Hydrogen Fluoride gas, a major component ash given off when Lithium burns is nasty stuff! It's both corrosive as well as poisonous; apparently it burns without pain because it neutralizes nerve endings very quickly. I'd hate to get a lungful of that!

This study covered a broad range of commercial Li-ion battery cells with different chemistry, cell design and size and included large-sized automotive-classed cells, undergoing fire tests. The method was successful in evaluating fluoride gas emissions for a large variety of battery types and for various test setups.

Significant amounts of HF, ranging between 20 and 200 mg/Wh of nominal battery energy capacity, were detected from the burning Li-ion batteries. The measured HF levels, verified using two independent measurement methods, indicate that HF can pose a serious toxic threat, especially for large Li-ion batteries and in confined environments. The amounts of HF released from burning Li-ion batteries are presented as mg/Wh. If extrapolated for large battery packs the amounts would be 2–20 kg for a 100 kWh battery system, e.g. an electric vehicle and 20–200 kg for a 1000 kWh battery system, e.g. a small stationary energy storage. The immediate dangerous to life or health (IDLH) level for HF is 0.025 g/m3 (30 ppm)22 and the lethal 10 minutes HF toxicity value (AEGL-3) is 0.0139 g/m3 (170 ppm)23. The release of hydrogen fluoride from a Li-ion battery fire can therefore be a severe risk and an even greater risk in confined or semi-confined spaces.

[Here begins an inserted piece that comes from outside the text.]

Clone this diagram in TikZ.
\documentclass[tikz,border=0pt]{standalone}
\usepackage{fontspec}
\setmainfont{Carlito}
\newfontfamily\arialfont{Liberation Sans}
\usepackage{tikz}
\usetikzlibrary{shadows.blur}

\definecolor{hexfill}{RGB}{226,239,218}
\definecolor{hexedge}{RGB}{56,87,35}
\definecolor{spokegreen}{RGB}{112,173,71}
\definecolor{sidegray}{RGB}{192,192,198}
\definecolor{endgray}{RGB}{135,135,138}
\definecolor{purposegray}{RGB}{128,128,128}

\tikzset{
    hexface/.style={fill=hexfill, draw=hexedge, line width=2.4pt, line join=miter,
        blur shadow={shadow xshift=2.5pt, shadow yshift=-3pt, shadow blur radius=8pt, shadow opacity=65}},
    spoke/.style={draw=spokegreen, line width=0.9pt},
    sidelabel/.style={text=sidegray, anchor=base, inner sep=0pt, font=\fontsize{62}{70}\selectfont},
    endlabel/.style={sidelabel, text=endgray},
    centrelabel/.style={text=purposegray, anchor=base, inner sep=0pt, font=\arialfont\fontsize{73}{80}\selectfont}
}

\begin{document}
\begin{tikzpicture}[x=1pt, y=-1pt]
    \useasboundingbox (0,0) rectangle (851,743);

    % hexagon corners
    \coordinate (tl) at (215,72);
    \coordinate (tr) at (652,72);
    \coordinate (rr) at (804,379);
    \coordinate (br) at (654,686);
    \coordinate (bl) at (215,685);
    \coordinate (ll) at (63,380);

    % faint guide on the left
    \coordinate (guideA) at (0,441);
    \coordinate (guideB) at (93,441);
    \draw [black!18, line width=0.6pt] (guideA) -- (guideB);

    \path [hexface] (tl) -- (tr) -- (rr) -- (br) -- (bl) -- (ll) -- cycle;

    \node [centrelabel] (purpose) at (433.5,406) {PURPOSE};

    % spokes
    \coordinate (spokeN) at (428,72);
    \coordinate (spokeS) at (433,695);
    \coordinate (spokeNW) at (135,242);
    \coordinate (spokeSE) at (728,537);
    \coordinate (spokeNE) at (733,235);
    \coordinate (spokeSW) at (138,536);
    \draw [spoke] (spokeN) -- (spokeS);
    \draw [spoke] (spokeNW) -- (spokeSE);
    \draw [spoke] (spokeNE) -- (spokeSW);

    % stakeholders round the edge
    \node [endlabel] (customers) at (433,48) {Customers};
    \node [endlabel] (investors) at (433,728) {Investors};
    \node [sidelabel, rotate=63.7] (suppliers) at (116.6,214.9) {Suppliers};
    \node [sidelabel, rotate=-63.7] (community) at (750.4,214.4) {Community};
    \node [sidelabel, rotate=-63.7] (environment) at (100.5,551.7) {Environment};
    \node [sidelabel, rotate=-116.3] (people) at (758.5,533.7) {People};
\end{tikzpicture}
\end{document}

~Toxic fluoride gas emissions from lithium-ion battery fires

While current Tesla vehicles, despite outlier horror stories, are probably quite safe, entering the age of EVs as a global market is going to create a whole new category of problem; battery fires! -While I imagine approached as any engineering problem, (the aerospace industry created black box recorders which can withstand horrendous abuse, for instance), I betcha first responders are going to require new training. And I bet battery regulations and standards are going to get strict!

I can picture batteries becoming modular, one-size-fits-all standard for vehicles, -and that they'll need to pass regular inspection to be considered road safe. Hopefully the engineering gets ironed out before a serious tragedy occurs. A parking garage fire, for instance, could be quite serious, I would think.
 

Woodsman

The Living Force
FOTCM Member
Huh? I'm sure this is trivial to the point of being irrelivant, but the numbers I quoted from the study don't add up, do they? How can 0.025 g/m3 = 30ppm while the lesser amount of 0.0139 g/m3 = 170ppm?

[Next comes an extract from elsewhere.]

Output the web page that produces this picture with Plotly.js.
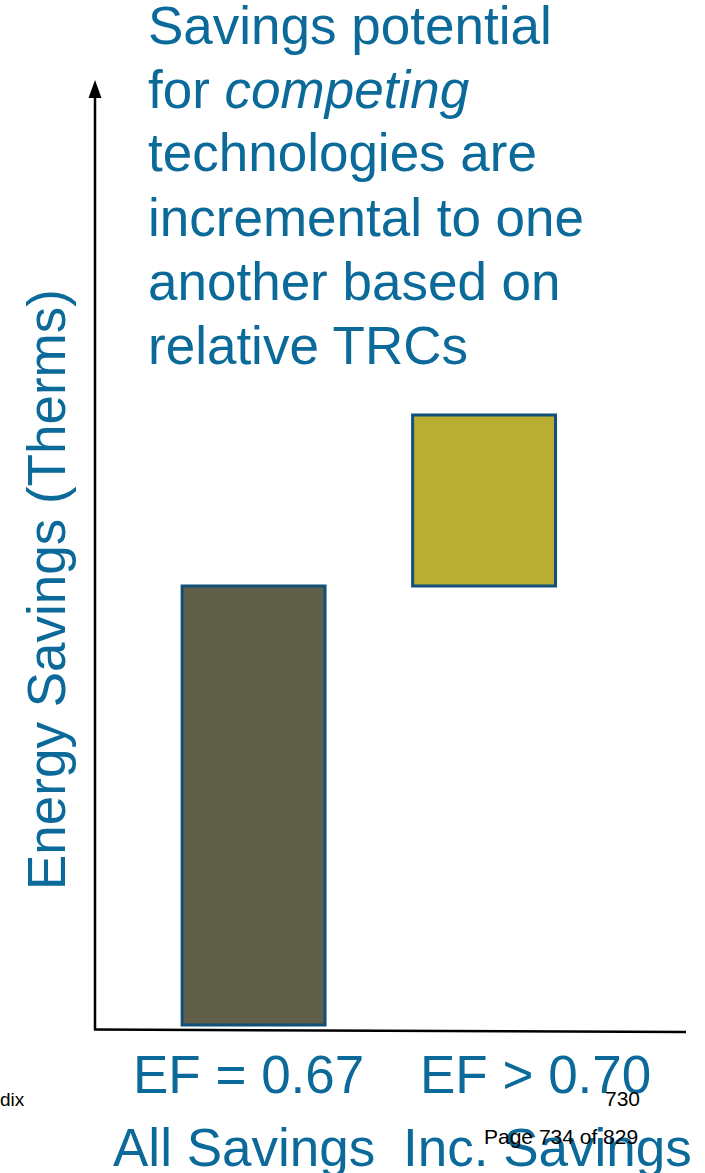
<!DOCTYPE html>
<html>
<head>
<meta charset="utf-8">
<script src="https://cdn.plot.ly/plotly-3.0.1.min.js"></script>
<style>
html,body{margin:0;padding:0;background:#fff;}
#chart{width:705px;height:1173px;}
</style>
</head>
<body>
<div id="chart"></div>
<script>
// ---- data ----
const categories = ['EF = 0.67', 'EF > 0.70'];
const subLabels = ['All Savings', 'Inc. Savings'];
const allSavings = 100;      // energy savings of base technology (relative units)
const incremental = 39;      // incremental savings of competing technology
const barValues = [allSavings, incremental];
const barBases = [0, allSavings];
const barColors = ['#5f5f4a', '#b9ae33'];
const titleLines = ['Savings potential', 'for <i>competing</i>', 'technologies are',
                    'incremental to one', 'another based on', 'relative TRCs'];
const yTitle = 'Energy Savings (Therms)';

// ---- geometry helpers (page pixels -> paper) ----
const W = 705, H = 1173;
const L = 95, R = 686, T = 80, B = 1029;
const px = x => (x - L) / (R - L);
const py = y => (B - y) / (B - T);

const blue = '#0b6a99';
const FONT = 'Liberation Sans, Arial, sans-serif';
const BIG = 53;

const trace = {
  type: 'bar',
  x: [0, 1],
  y: barValues,
  base: barBases,
  width: 0.62,
  marker: {color: barColors, line: {color: '#0f5178', width: 3}},
  hoverinfo: 'skip'
};

const annotations = [];
const titleCenters = [25, 89, 153, 217, 281, 345];
titleLines.forEach((t, i) => annotations.push({
  text: t, xref: 'paper', yref: 'paper', x: px(146), y: py(titleCenters[i]),
  xanchor: 'left', yanchor: 'middle', showarrow: false,
  font: {family: FONT, size: BIG, color: blue}
}));
annotations.push({
  text: yTitle, xref: 'paper', yref: 'paper', x: px(46), y: py(590),
  xanchor: 'center', yanchor: 'middle', textangle: -90, showarrow: false,
  font: {family: FONT, size: BIG, color: blue}
});
const row1Shift = [-5, 51], row2Shift = [-10, 63];
categories.forEach((c, i) => {
  annotations.push({
    text: c, xref: 'x', yref: 'paper', x: i, y: py(1074), xshift: row1Shift[i],
    xanchor: 'center', yanchor: 'middle', showarrow: false,
    font: {family: FONT, size: BIG, color: blue}
  });
  annotations.push({
    text: subLabels[i], xref: 'x', yref: 'paper', x: i, y: py(1147), xshift: row2Shift[i],
    xanchor: 'center', yanchor: 'middle', showarrow: false,
    font: {family: FONT, size: BIG, color: blue}
  });
});
// page furniture
annotations.push({text: 'dix', xref: 'paper', yref: 'paper', x: px(-2), y: py(1099),
  xanchor: 'left', yanchor: 'middle', showarrow: false, font: {family: FONT, size: 19, color: '#000'}});
annotations.push({text: '730', xref: 'paper', yref: 'paper', x: px(622), y: py(1098),
  xanchor: 'center', yanchor: 'middle', showarrow: false, font: {family: FONT, size: 21, color: '#000'}});
annotations.push({text: 'Page 734 of 829', xref: 'paper', yref: 'paper', x: px(561), y: py(1136),
  xanchor: 'center', yanchor: 'middle', showarrow: false, font: {family: FONT, size: 21, color: '#000'}});

const shapes = [
  {type: 'line', xref: 'paper', yref: 'paper', x0: px(95), y0: py(1030), x1: px(95), y1: py(96),
   line: {color: '#000', width: 2.5}},
  {type: 'path', xref: 'paper', yref: 'paper', fillcolor: '#000', line: {width: 0},
   path: `M ${px(95)} ${py(80)} L ${px(88.5)} ${py(98)} L ${px(101.5)} ${py(98)} Z`},
  {type: 'line', xref: 'paper', yref: 'paper', x0: px(94), y0: py(1029.5), x1: px(686), y1: py(1032),
   line: {color: '#000', width: 2.5}}
];

const layout = {
  width: W, height: H,
  margin: {l: L, r: W - R, t: T, b: H - B, pad: 0},
  paper_bgcolor: '#fff', plot_bgcolor: '#fff',
  showlegend: false,
  xaxis: {range: [-0.688, 1.876], showgrid: false, zeroline: false, showticklabels: false,
          showline: false, ticks: '', fixedrange: true},
  yaxis: {range: [-0.91, 215.3], showgrid: false, zeroline: false, showticklabels: false,
          showline: false, ticks: '', fixedrange: true},
  annotations: annotations,
  shapes: shapes
};

Plotly.newPlot('chart', [trace], layout, {displayModeBar: false, staticPlot: true});
</script>
</body>
</html>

Am I missing something or did the authors commit a typo?

The immediate dangerous to life or health (IDLH) level for HF is 0.025 g/m3 (30 ppm)22 and the lethal 10 minutes HF toxicity value (AEGL-3) is 0.0139 g/m3 (170 ppm)

Typos in research materials can be super annoying! -The fact that it's in a research document means I'm already skirting the edge of my knowledge and having to trust that the author is reliable. Where normally I'd see a mistake, say "Typo" and move on, in the case of a research paper, especially with numbers, I'm stuck wondering at an extra level what is true.

Whatever. In this case it's not important.